Today, China is a leading global exporter. Many formerly U.S.-owned factories are now Chinese-owned and robotically automated. And while the U.S. maintains over 1,100 military bases across 110 countries, China has just one overseas base—in Djibouti, at the Horn of Africa.

The Demise of U.S. Industry

U.S. industries like garment and textiles—once unionized and employing millions—have all but disappeared. Where such manufacturing does exist, it is run by a handful of technicians overseeing automated plants. This is no accident but a result of capitalism’s inherent drive to maximize profit through automation and offshoring, not to mention an increasingly low wage and non-union workforce. 

The U.S. today has its lowest unionization rate in over a century. And as profit rates fall, capitalists are forced to innovate or die—resulting in widespread deindustrialization and job loss.
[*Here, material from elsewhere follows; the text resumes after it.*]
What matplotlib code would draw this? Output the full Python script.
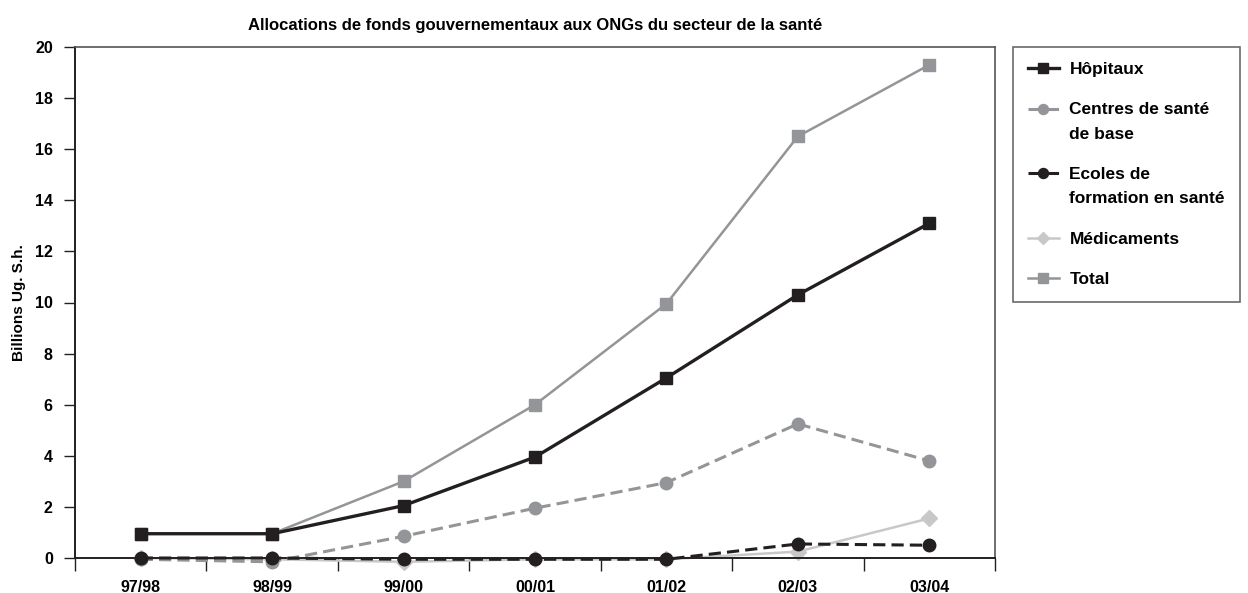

The U.S. Labor Department’s Bureau of Statistics puts today’s labor participation rate at 62.3%.

China’s Nuclear Gambit

The Times piece, disturbingly supportive of nuclear energy, notes that China has 31 nuclear reactors under construction—nearly as many as the rest of the world combined—and is making major investments in next-gen nuclear and fusion technology.

This dangerous strategy is not green innovation—it’s a capitalist rush for dominance in a risky, still largely unproven field.

Conclusion: Two Systems, One Problem

Despite surface differences, the U.S. and China are both ruled by billionaire elites—each nation boasting roughly 850 billionaires—who profit from the exploitation of labor and environmental destruction. China’s renewable energy leadership is not a step toward socialism, but a product of its deep integration into the capitalist world system.

Any genuine solution to the climate crisis must break from this logic of profit and competition. China’s ongoing reliance on fossil fuels, its exploitation of domestic and foreign workers, and its expansion of nuclear power all underline the limitations of a capitalist “green transition.”